Task goal ->
Without the pictures, extract every line from the start of the material to the line containing "INLET = 0.159", both ends included.

─── Available data ───

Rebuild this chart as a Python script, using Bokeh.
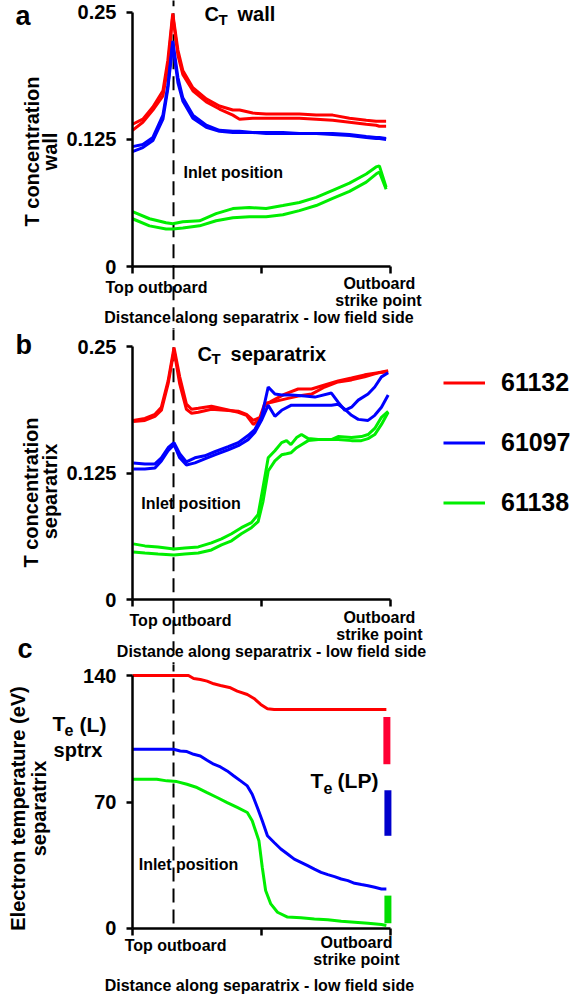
import math
from bokeh.plotting import figure
from bokeh.layouts import column
from bokeh.models import Range1d, FixedTicker, Label, Legend, LegendItem
from bokeh.embed import file_html
from bokeh.resources import INLINE

FONT = "Liberation Sans"
RED = "#ff0000"
BLUE = "#0000ff"
GREEN = "#00ee00"

# ---------------- data (x = normalised distance along separatrix) ----------------
INLET = 0.159

# panel a: T concentration at the wall
xa_rb = [0.0, 0.040, 0.079, 0.118, 0.137, 0.156, 0.176, 0.195, 0.234, 0.286, 0.337, 0.389,
         0.415, 0.466, 0.518, 0.583, 0.647, 0.712, 0.776, 0.841, 0.906, 0.944, 0.957, 0.983]
a_red1 = [0.140, 0.145, 0.157, 0.173, 0.203, 0.249, 0.213, 0.193, 0.176, 0.165, 0.158, 0.154,
          0.154, 0.151, 0.150, 0.150, 0.150, 0.149, 0.149, 0.146, 0.144, 0.143, 0.143, 0.143]
a_red2 = [0.134, 0.142, 0.154, 0.168, 0.196, 0.247, 0.208, 0.189, 0.173, 0.162, 0.155, 0.149,
          0.145, 0.146, 0.146, 0.146, 0.146, 0.145, 0.144, 0.142, 0.140, 0.139, 0.138, 0.138]
a_blue1 = [0.118, 0.120, 0.127, 0.149, 0.178, 0.222, 0.186, 0.166, 0.149, 0.139, 0.134, 0.133,
           0.133, 0.132, 0.132, 0.132, 0.131, 0.131, 0.131, 0.130, 0.128, 0.127, 0.127, 0.126]
a_blue2 = [0.113, 0.117, 0.124, 0.145, 0.175, 0.219, 0.181, 0.163, 0.146, 0.137, 0.133, 0.132,
           0.132, 0.132, 0.131, 0.131, 0.131, 0.131, 0.130, 0.129, 0.127, 0.126, 0.126, 0.125]
xa_g = [0.0, 0.066, 0.130, 0.156, 0.195, 0.260, 0.324, 0.389, 0.453, 0.518, 0.583, 0.647,
        0.712, 0.776, 0.841, 0.906, 0.944, 0.957, 0.983]
a_green1 = [0.054, 0.047, 0.043, 0.042, 0.044, 0.045, 0.052, 0.057, 0.058, 0.057, 0.060, 0.063,
            0.068, 0.075, 0.082, 0.091, 0.098, 0.099, 0.078]
a_green2 = [0.047, 0.040, 0.037, 0.037, 0.038, 0.040, 0.045, 0.048, 0.049, 0.049, 0.051, 0.055,
            0.060, 0.067, 0.074, 0.083, 0.091, 0.093, 0.076]

# panel b: T concentration at the separatrix
xb_r = [0.003, 0.048, 0.087, 0.112, 0.138, 0.161, 0.183, 0.209, 0.229, 0.255, 0.306, 0.358, 0.410,
        0.442, 0.468, 0.494, 0.513, 0.539, 0.590, 0.642, 0.694, 0.745, 0.797, 0.849, 0.900, 0.952, 0.991]
b_red1 = [0.177, 0.179, 0.183, 0.190, 0.216, 0.249, 0.220, 0.193, 0.188, 0.189, 0.191, 0.188, 0.185,
          0.182, 0.173, 0.178, 0.192, 0.196, 0.203, 0.208, 0.208, 0.212, 0.216, 0.219, 0.222, 0.224, 0.226]
b_red2 = [0.176, 0.177, 0.181, 0.187, 0.213, 0.246, 0.213, 0.188, 0.184, 0.185, 0.188, 0.187, 0.186,
          0.183, 0.177, 0.180, 0.194, 0.195, 0.198, 0.201, 0.203, 0.210, 0.215, 0.217, 0.220, 0.224, 0.225]
xb_b = [0.003, 0.048, 0.087, 0.112, 0.138, 0.161, 0.183, 0.209, 0.242, 0.280, 0.319, 0.371, 0.410,
        0.448, 0.474, 0.500, 0.526, 0.552, 0.578, 0.616, 0.668, 0.707, 0.771, 0.797, 0.823, 0.849,
        0.875, 0.913, 0.939, 0.965, 0.991]
b_blue1 = [0.135, 0.134, 0.134, 0.140, 0.150, 0.155, 0.144, 0.136, 0.140, 0.142, 0.146, 0.151, 0.155,
           0.162, 0.168, 0.180, 0.210, 0.203, 0.202, 0.202, 0.201, 0.200, 0.204, 0.195, 0.187, 0.190,
           0.197, 0.203, 0.210, 0.220, 0.224]
b_blue2 = [0.129, 0.129, 0.130, 0.137, 0.147, 0.153, 0.140, 0.133, 0.135, 0.139, 0.143, 0.148, 0.152,
           0.158, 0.165, 0.177, 0.192, 0.181, 0.187, 0.192, 0.192, 0.192, 0.192, 0.193, 0.188, 0.182,
           0.178, 0.177, 0.182, 0.190, 0.202]
xb_g = [0.003, 0.048, 0.099, 0.161, 0.203, 0.255, 0.306, 0.345, 0.384, 0.422, 0.461, 0.487, 0.506,
        0.526, 0.552, 0.578, 0.597, 0.614, 0.636, 0.655, 0.681, 0.720, 0.771, 0.797, 0.849, 0.887,
        0.913, 0.939, 0.965, 0.991]
b_green1 = [0.055, 0.053, 0.052, 0.050, 0.051, 0.052, 0.056, 0.060, 0.065, 0.071, 0.076, 0.084, 0.111,
            0.140, 0.147, 0.155, 0.157, 0.153, 0.160, 0.163, 0.159, 0.158, 0.158, 0.161, 0.160, 0.161,
            0.163, 0.169, 0.180, 0.186]
b_green2 = [0.047, 0.046, 0.045, 0.044, 0.045, 0.046, 0.049, 0.054, 0.058, 0.065, 0.071, 0.077, 0.097,
            0.127, 0.137, 0.143, 0.144, 0.145, 0.150, 0.153, 0.157, 0.158, 0.158, 0.158, 0.157, 0.157,
            0.159, 0.163, 0.173, 0.185]

# panel c: electron temperature at the separatrix (eV)
xc_r = [0.0, 0.217, 0.237, 0.263, 0.289, 0.315, 0.341, 0.380, 0.406, 0.445, 0.471, 0.497, 0.523, 0.549, 0.984]
c_red = [140, 140, 138.3, 137.8, 136.9, 135.4, 134.5, 133.2, 131.4, 129.5, 127.3, 124.0, 121.6, 121.2, 121.2]
xc_b = [0.0, 0.159, 0.185, 0.211, 0.237, 0.263, 0.289, 0.315, 0.341, 0.367, 0.393, 0.419, 0.445, 0.464,
        0.484, 0.503, 0.523, 0.549, 0.575, 0.601, 0.627, 0.653, 0.679, 0.705, 0.731, 0.757, 0.783, 0.809,
        0.835, 0.861, 0.887, 0.913, 0.939, 0.965, 0.984]
c_blue = [99.2, 99.2, 98.2, 97.9, 96.4, 95.5, 93.1, 90.9, 89.4, 87.2, 84.4, 81.7, 78.9, 74.3,
          67.0, 59.6, 51.3, 47.6, 44.0, 41.2, 38.4, 36.6, 34.8, 32.9, 31.1, 29.8, 28.7, 27.4,
          26.5, 25.0, 24.3, 23.7, 22.8, 21.9, 21.9]
xc_g = [0.0, 0.094, 0.133, 0.172, 0.211, 0.250, 0.289, 0.328, 0.367, 0.406, 0.445, 0.464, 0.477, 0.490,
        0.503, 0.516, 0.536, 0.562, 0.601, 0.653, 0.705, 0.757, 0.809, 0.861, 0.913, 0.965, 0.984]
c_green = [82.6, 82.6, 81.7, 81.3, 79.8, 78.0, 75.2, 72.5, 69.7, 67.0, 64.2, 59.6, 54.1, 48.6,
           33.9, 21.0, 13.6, 9.0, 6.3, 5.9, 5.3, 4.8, 4.0, 3.5, 2.9, 2.2, 1.7]

# Langmuir probe Te ranges at the strike point
lp_x = [0.986, 0.99, 0.99]
lp_low = [90.9, 51.3, 2.9]
lp_high = [117.0, 76.5, 18.2]
lp_colors = ["#ff0033", "#0000cc", "#00dd00"]

shots = ["61132", "61097", "61138"]

XLAB = "Distance along separatrix - low field side"


def make_fig(height, xr, yr, ymax, yticks, ylabels):
    p = figure(width=574, height=height, output_backend="svg", toolbar_location=None,
               title=None, x_range=Range1d(*xr), y_range=Range1d(*yr),
               min_border=0, min_border_left=0, min_border_right=0,
               min_border_top=0, min_border_bottom=0)
    p.outline_line_color = None
    p.grid.visible = False
    p.background_fill_color = "white"
    p.border_fill_color = "white"
    xa = p.xaxis[0]
    xa.fixed_location = 0
    xa.bounds = (0, 1)
    xa.ticker = FixedTicker(ticks=[0, 0.5, 1])
    xa.minor_tick_line_color = None
    xa.major_tick_in = 0
    xa.major_tick_out = 7
    xa.major_tick_line_width = 2.5
    xa.axis_line_width = 2.5
    xa.major_label_text_alpha = 0
    ya = p.yaxis[0]
    ya.fixed_location = 0
    ya.bounds = (0, ymax)
    ya.ticker = FixedTicker(ticks=yticks)
    ya.major_label_overrides = {t: l for t, l in zip(yticks, ylabels)}
    ya.minor_tick_line_color = None
    ya.major_tick_in = 0
    ya.major_tick_out = 6
    ya.major_tick_line_width = 2.5
    ya.axis_line_width = 2.5
    ya.major_label_standoff = 10
    ya.major_label_text_font = FONT
    ya.major_label_text_font_size = "20px"
    ya.major_label_text_font_style = "bold"
    ya.major_label_text_color = "black"
    return p


def txt(p, x, y, s, size, align="left", angle=0.0):
    p.add_layout(Label(x=x, y=y, text=s, text_font=FONT, text_font_size=f"{size}px",
                       text_font_style="bold", text_align=align, text_baseline="middle",
                       text_color="black", angle=angle))


def inlet(p, y0, y1):
    p.line([INLET, INLET], [y0, y1], line_color="black", line_width=2, line_dash="14 7")


LW = 3
VERT = math.pi / 2

# ---------------- panel a ----------------
pa = make_fig(329, (-0.5116, 1.7132), (-0.0620, 0.2618), 0.25,
              [0, 0.125, 0.25], ["0", "0.125", "0.25"])
inlet(pa, 0.27, -0.07)
pa.line(xa_rb, a_red1, color=RED, line_width=LW)
pa.line(xa_rb, a_red2, color=RED, line_width=LW)
pa.line(xa_rb, a_blue1, color=BLUE, line_width=LW)
pa.line(xa_rb, a_blue2, color=BLUE, line_width=LW)
pa.line(xa_g, a_green1, color=GREEN, line_width=LW)
pa.line(xa_g, a_green2, color=GREEN, line_width=LW)
txt(pa, -0.453, 0.247, "a", 27)
txt(pa, 0.279, 0.249, "C", 20)
txt(pa, 0.333, 0.243, "T", 15)
txt(pa, 0.407, 0.249, "wall", 20)
txt(pa, 0.391, 0.0925, "Inlet position", 16, "center")
txt(pa, 0.093, -0.0207, "Top outboard", 16, "center")
txt(pa, 0.957, -0.0167, "Outboard", 16, "center")
txt(pa, 0.953, -0.0335, "strike point", 16, "center")
txt(pa, 0.490, -0.0502, XLAB, 16, "center")
txt(pa, -0.391, 0.1132, "T concentration", 20, "center", VERT)
txt(pa, -0.318, 0.1132, "wall", 20, "center", VERT)

# ---------------- panel b ----------------
pb = make_fig(335, (-0.5116, 1.7132), (-0.0642, 0.2668), 0.25,
              [0, 0.125, 0.25], ["0", "0.125", "0.25"])
inlet(pb, 0.27, -0.07)
rr = pb.line(xb_r, b_red1, color=RED, line_width=LW)
pb.line(xb_r, b_red2, color=RED, line_width=LW)
rb = pb.line(xb_b, b_blue1, color=BLUE, line_width=LW)
pb.line(xb_b, b_blue2, color=BLUE, line_width=LW)
rg = pb.line(xb_g, b_green1, color=GREEN, line_width=LW)
pb.line(xb_g, b_green2, color=GREEN, line_width=LW)
txt(pb, -0.453, 0.251, "b", 27)
txt(pb, 0.252, 0.243, "C", 20)
txt(pb, 0.306, 0.238, "T", 15)
txt(pb, 0.380, 0.243, "separatrix", 20)
txt(pb, 0.227, 0.0949, "Inlet position", 16, "center")
txt(pb, 0.186, -0.0208, "Top outboard", 16, "center")
txt(pb, 0.957, -0.0178, "Outboard", 16, "center")
txt(pb, 0.957, -0.0346, "strike point", 16, "center")
txt(pb, 0.539, -0.0514, XLAB, 16, "center")
txt(pb, -0.446, -0.0484, "c", 27)
txt(pb, -0.395, 0.1057, "T concentration", 20, "center", VERT)
txt(pb, -0.318, 0.1067, "separatrix", 20, "center", VERT)

legend = Legend(items=[LegendItem(label=shots[0], renderers=[rr]),
                       LegendItem(label=shots[1], renderers=[rb]),
                       LegendItem(label=shots[2], renderers=[rg])],
                location=(443, 147), glyph_width=42, glyph_height=29, label_height=29,
                spacing=31, label_standoff=16, padding=0, margin=0,
                label_text_font=FONT, label_text_font_size="25px",
                label_text_font_style="bold", label_text_color="black",
                border_line_color=None, background_fill_alpha=0)
pb.add_layout(legend)

# ---------------- panel c ----------------
pc = make_fig(335, (-0.5116, 1.7132), (-39.29, 146.09), 140,
              [0, 70, 140], ["0", "70", "140"])
inlet(pc, 150, 0)
pc.line(xc_r, c_red, color=RED, line_width=LW)
pc.line(xc_b, c_blue, color=BLUE, line_width=LW)
pc.line(xc_g, c_green, color=GREEN, line_width=LW)
pc.segment(x0=lp_x, y0=lp_low, x1=lp_x, y1=lp_high, line_color=lp_colors, line_width=7)
txt(pc, -0.310, 113.6, "T", 21)
txt(pc, -0.264, 109.6, "e", 16)
txt(pc, -0.205, 112.9, "(L)", 21)
txt(pc, -0.306, 98.5, "sptrx", 20)
txt(pc, 0.690, 81.9, "T", 21)
txt(pc, 0.740, 78.0, "e", 16)
txt(pc, 0.795, 81.9, "(LP)", 21)
txt(pc, 0.217, 35.4, "Inlet position", 16, "center")
txt(pc, 0.167, -9.41, "Top outboard", 16, "center")
txt(pc, 0.868, -7.75, "Outboard", 16, "center")
txt(pc, 0.868, -17.15, "strike point", 16, "center")
txt(pc, 0.492, -31.5, XLAB, 16, "center")
txt(pc, -0.442, 66.4, "Electron temperature (eV)", 20, "center", VERT)
txt(pc, -0.364, 66.4, "separatrix", 20, "center", VERT)

layout = column(pa, pb, pc, spacing=0)
open("out.html", "w").write(file_html(layout, INLINE))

───

Complete answer ->
Rebuild this chart as a Python script, using Bokeh.
import math
from bokeh.plotting import figure
from bokeh.layouts import column
from bokeh.models import Range1d, FixedTicker, Label, Legend, LegendItem
from bokeh.embed import file_html
from bokeh.resources import INLINE

FONT = "Liberation Sans"
RED = "#ff0000"
BLUE = "#0000ff"
GREEN = "#00ee00"

# ---------------- data (x = normalised distance along separatrix) ----------------
INLET = 0.159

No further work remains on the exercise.